Reputation: 38748
I need to read a file encoded in iso-8859-1.
For some reason I can't get the encoding layer (as described in PerlIO::encoding
) to work. Here's a minimal example of what I am doing.
test.txt
contains a single pound sign encoded in iso-8859-1.
% iconv -f iso-8859-1 test.txt
£
% hexdump -C test.txt
00000000 a3 0a |..|
00000002
My Perl script:
#!/bin/perl
use warnings;
use strict;
open my $f, "<:encoding(iso-8859-1)", $ARGV[0] or die qq{Could not open $ARGV[0]: $!};
while (<$f>) {
print;
}
Result:
% ./script.pl test.txt | hexdump -C
00000000 a3 0a |..|
00000002
So the script prints the exact byte sequence it reads, with no conversion performed.
Upvotes: 4
Views: 319
Reputation: 385917
A string is a sequence of (32-bit or 64-bit) numbers.
In a string containing decoded text, those numbers are Unicode Code Points. Since byte A3
represents Unicode Code Point U+00A3
under iso-8859-1, decode("iso-8859-1", "\xA3")
therefore returns "\xA3"
.
You proceeded to print that string, and print("\xA3")

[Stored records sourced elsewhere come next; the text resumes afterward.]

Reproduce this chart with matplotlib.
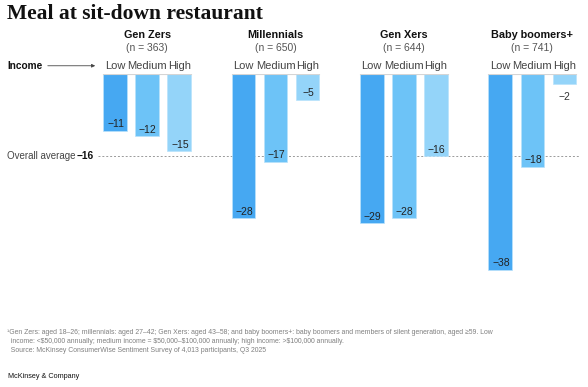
import matplotlib
matplotlib.use("Agg")
import matplotlib.pyplot as plt

# datos
generaciones = ["Gen Zers", "Millennials", "Gen Xers", "Baby boomers+"]
muestras = ["(n = 363)", "(n = 650)", "(n = 644)", "(n = 741)"]
ingresos = ["Low", "Medium", "High"]
val_low = [-11, -28, -29, -38]
val_medium = [-12, -17, -28, -18]
val_high = [-15, -5, -16, -2]
promedio = -16

COLORES = ["#46A8F2", "#6DC3F7", "#94D4F9"]
SANS = "Liberation Sans"

fig = plt.figure(figsize=(5.88, 3.87), dpi=100)
fig.patch.set_facecolor("white")

# eje: y=0 en el pixel 74, 5.15 px por unidad; x=0 en el pixel 115, 32.1 px por unidad
ax = fig.add_axes([0, 0, 1, 313 / 387])
ax.set_xlim(-115 / 32.1, (588 - 115) / 32.1)
ax.set_ylim(-313 / 5.15, 0)
ax.axis("off")

series = [val_low, val_medium, val_high]
for g, gen in enumerate(generaciones):
    base = 4 * g
    for i, vals in enumerate(series):
        x = base + i
        v = vals[g]
        ax.bar(x, v, width=0.73, color=COLORES[i], edgecolor="#B9E2FB",
               linewidth=0.5, zorder=3)
        if v > -4:
            ax.text(x, v - 1.4, f"\u2212{abs(v)}", ha="center", va="top",
                    fontsize=7.5, family=SANS, color="#333333", zorder=4)
        else:
            ax.text(x + 0.02, v + 0.25, f"\u2212{abs(v)}", ha="center",
                    va="bottom", fontsize=7.5, family=SANS, color="#222222",
                    zorder=4)
        ax.text(x, 0.97, ingresos[i], ha="center", va="baseline", fontsize=8,
                family=SANS, color="#444444", clip_on=False)
    ax.plot([base - 0.37, base + 2.37], [0, 0], color="#D5D5D5", lw=0.8,
            zorder=4)
    ax.text(base + 1, 6.9, gen, ha="center", va="baseline", fontsize=7.8,
            family=SANS, fontweight="bold", color="#111111")
    ax.text(base + 1, 4.5, muestras[g], ha="center", va="baseline",
            fontsize=7.5, family=SANS, color="#555555")

# promedio general
ax.plot([-0.53, 14.49], [promedio, promedio], color="#9A9A9A", lw=0.7,
        ls=(0, (2, 2)), zorder=2)
ax.text(-3.36, promedio, "Overall average", ha="left", va="center",
        fontsize=7.0, family=SANS, color="#444444")
ax.text(-1.19, promedio, "\u221216", ha="left", va="center", fontsize=7.3,
        family=SANS, fontweight="bold", color="#111111")

# Income + flecha
ax.text(-3.36, 0.97, "Income", ha="left", va="baseline", fontsize=7.3,
        family=SANS, fontweight="bold", color="#111111")
ax.annotate("", xy=(-0.53, 1.6), xytext=(-2.18, 1.6),
            annotation_clip=False,
            arrowprops=dict(arrowstyle="-|>", color="#444444", lw=0.6,
                            mutation_scale=5))

# titulo
fig.text(7 / 588, 1 - 14 / 387, "Meal at sit-down restaurant", ha="left",
         va="center", fontsize=15.5, family="Liberation Serif",
         fontweight="bold", color="#111111")

# notas
notas = ("\u00b9Gen Zers: aged 18\u201326; millennials: aged 27\u201342; Gen Xers: aged 43\u201358; "
         "and baby boomers+: baby boomers and members of silent generation, aged \u226559. Low\n"
         "  income: <\\$50,000 annually; medium income = \\$50,000\u2013\\$100,000 annually; "
         "high income: >\\$100,000 annually.\n"
         "  Source: McKinsey ConsumerWise Sentiment Survey of 4,013 participants, Q3 2025")
fig.text(7 / 588, 1 - 329 / 387, notas, ha="left", va="top", fontsize=4.95,
         family=SANS, color="#808080", linespacing=1.35)
fig.text(8 / 588, 1 - 377 / 387, "McKinsey & Company", ha="left", va="center",
         fontsize=5.2, family=SANS, color="#111111")

fig.savefig("out.png", dpi=100, facecolor="white")
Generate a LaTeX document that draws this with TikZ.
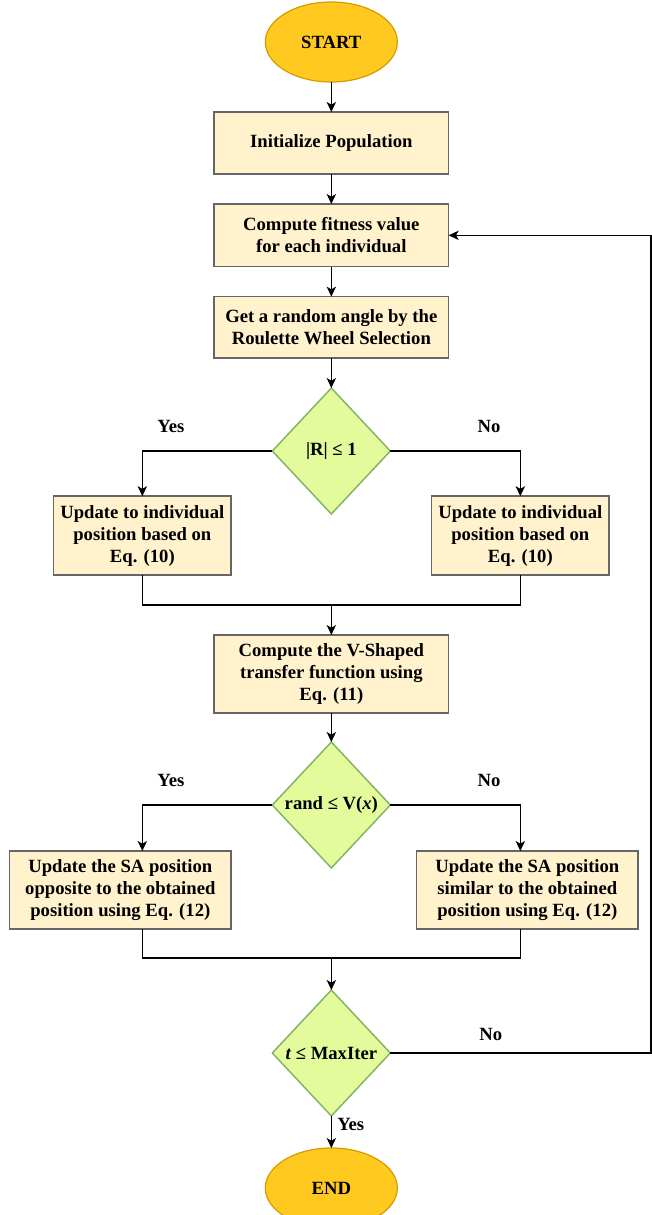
\documentclass[tikz,border=0pt]{standalone}
\usepackage{fontspec}
\setmainfont{Liberation Serif}
\usetikzlibrary{arrows.meta,positioning,shapes.geometric,calc}

\definecolor{termfill}{HTML}{FFC91F}
\definecolor{termline}{HTML}{D79B00}
\definecolor{procfill}{HTML}{FFF2CC}
\definecolor{procline}{HTML}{666666}
\definecolor{decfill}{HTML}{E4FB9C}
\definecolor{decline}{HTML}{82B366}

\begin{document}
\begin{tikzpicture}[font=\fontsize{14}{16.5}\selectfont\bfseries, node distance=22.5pt]

% Styles
\tikzset{
  terminal/.style={
    ellipse,
    draw=termline,
    fill=termfill,
    line width=0.9pt,
    minimum width=99pt,
    minimum height=60pt,
    inner sep=0pt,
    outer sep=0pt
  },
  process/.style={
    draw=procline,
    fill=procfill,
    line width=1.1pt,
    rectangle,
    minimum width=176pt,
    minimum height=46.5pt,
    inner sep=3pt,
    outer sep=0pt,
    align=center
  },
  update/.style={
    process,
    minimum width=133pt,
    minimum height=59pt
  },
  updatesa/.style={
    process,
    minimum width=166pt,
    minimum height=58.5pt
  },
  decision/.style={
    diamond,
    draw=decline,
    fill=decfill,
    line width=1.1pt,
    minimum width=88.5pt,
    minimum height=94.5pt,
    inner sep=0pt,
    outer sep=0pt,
    align=center
  },
  flow/.style={
    -{Stealth[length=7.5pt, width=7pt, inset=2pt]},
    line width=0.9pt
  },
  link/.style={
    line width=0.9pt
  },
  answer/.style={
    inner sep=1pt
  }
}

% Page frame
\useasboundingbox (0,0) rectangle (489pt,-911.25pt);

% Main column
\node[terminal] (start) at (248.5pt,-31.5pt) {START};
\node[process, below=of start] (init) {Initialize Population};
\node[process, below=of init, minimum height=47pt] (fitness) {Compute fitness value\\for each individual};
\node[process, below=of fitness, minimum height=46pt] (angle) {Get a random angle by the\\Roulette Wheel Selection};
\node[decision, below=of angle] (rcheck) {|R| ≤ 1};

% First branch
\path (rcheck) ++(-141.75pt,-63.4pt) node[update] (updL) {Update to individual\\position based on\\Eq. (10)};
\path (rcheck) ++(141.75pt,-63.4pt) node[update] (updR) {Update to individual\\position based on\\Eq. (10)};
\coordinate (join1) at ($(rcheck)+(0,-115.5pt)$);

\node[process, below=of join1, minimum height=58.5pt] (vshape) {Compute the V-Shaped\\transfer function using\\Eq. (11)};
\node[decision, below=21.75pt of vshape] (vcheck) {rand ≤ V(\textit{x})};

% Second branch
\path (vcheck) ++(-158.25pt,-63.75pt) node[updatesa] (saL) {Update the SA position\\opposite to the obtained\\position using Eq. (12)};
\path (vcheck) ++(147pt,-63.75pt) node[updatesa] (saR) {Update the SA position\\similar to the obtained\\position using Eq. (12)};
\coordinate (colL) at ($(vcheck)+(-141.75pt,0)$);
\coordinate (colR) at ($(vcheck)+(141.75pt,0)$);
\coordinate (join2) at ($(vcheck)+(0,-114.75pt)$);

% Stop test
\node[decision, below=24pt of join2] (tcheck) {\textit{t} ≤ MaxIter};
\node[terminal, below=24pt of tcheck] (stop) {END};
\coordinate (back) at (488.25pt,0);

% Connectors
\draw[flow] (start) -- (init);
\draw[flow] (init) -- (fitness);
\draw[flow] (fitness) -- (angle);
\draw[flow] (angle) -- (rcheck);
\draw[flow] (rcheck.west) -| node[answer, pos=0.39, above=12pt] (yes1) {Yes} (updL.north);
\draw[flow] (rcheck.east) -| node[answer, pos=0.38, above=12pt] (no1) {No} (updR.north);
\draw[link] (updL.south) |- (join1) -| (updR.south);
\draw[flow] (join1) -- (vshape);
\draw[flow] (vshape) -- (vcheck);
\draw[flow] (vcheck.west) -| node[answer, pos=0.39, above=12pt] (yes2) {Yes} (saL.north -| colL);
\draw[flow] (vcheck.east) -| node[answer, pos=0.38, above=12pt] (no2) {No} (saR.north -| colR);
\draw[link] (saL.south -| colL) |- (join2) -| (saR.south -| colR);
\draw[flow] (join2) -- (tcheck);
\draw[flow] (tcheck) -- node[answer, pos=0.25, right=3pt] (yes3) {Yes} (stop);
\draw[flow] (tcheck.east) -- node[answer, pos=0.385, above=8pt] (no3) {No} (tcheck.east -| back) |- (fitness.east);

\end{tikzpicture}
\end{document}
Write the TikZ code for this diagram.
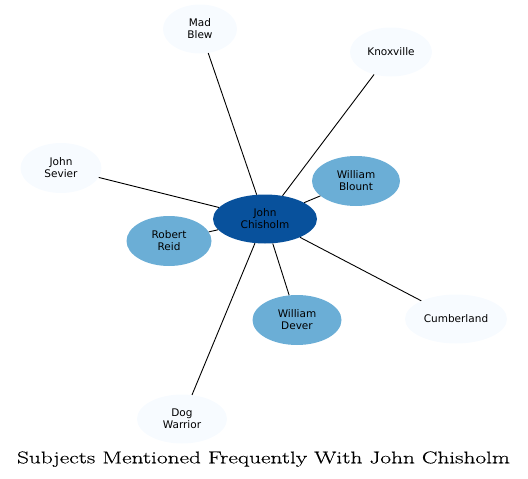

on a file handle with no encoding layers produces the byte A3
(since it expects a strings of bytes).
You didn't specify what you wanted to do, but I'm guessing you wanted the program to produce convert the input from iso-8859-1 to UTF-8. To achieve that,
Add
use open ':std', ':encoding(locale)';
or
use open ':std', ':encoding(UTF-8)';
These add an encoding layer to STDIN, STDOUT and STDERR (using binmode
), and they set the default encoding layer for open
in scope.
Upvotes: 4
Reputation: 38748
I was assuming that file handles not declared with a specific encoding use the utf-8 encoding by default, but apparently that isn't true.
Adding an explicit
binmode(STDOUT, ":utf8");
fixes the problem.
Upvotes: 5